Dependence of cross-phase modulation on channel number in fiber WDM systems

Abstract

The phase term appearing in the expression for cross-phase modulation due to the optical Kerr effect depends on the sum of the powers carried by each wavelength channel. For this reason, one might expect that the amount of cross-phase modulation would increase with increasing channel number, causing increased interference among channels and hence limiting the total number of channels that a WDM system can support. However, computer simulations of multichannel systems have shown no change in signal distortion as the number of wavelength channels is increased from four to eight.
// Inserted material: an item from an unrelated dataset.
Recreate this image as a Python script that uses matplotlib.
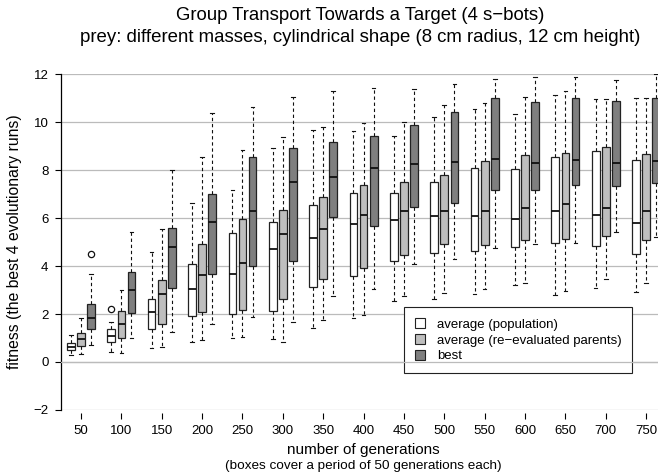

In a simulated three-channel system, the signal distortion of the central channel approaches that of a single-channel system as the wavelength separation is increased to approximately 2 nm. Thus, even a moderate amount of dispersion tends to cancel out the influence of cross-phase modulation, so that beyond a certain wavelength spacing, additional channels do not interfere with the channel under consideration. From these observations, we conclude that cross-phase modulation does not limit the number of wavelength channels that a single optical fiber can support. However, self- and cross-phase modulation are not the only nonlinear effects influencing fiber lightwave systems. Stimulated Raman scattering tends to transfer optical power from short-wavelength channels to channels operating at longer wavelength, degrading their signal-to-noise ratio. The efficiency of this process increases with increasing wavelength spacing. Clearly, a compromise needs to be reached between the conflicting requirements imposed by the optical Kerr effect and by stimulated Raman scattering.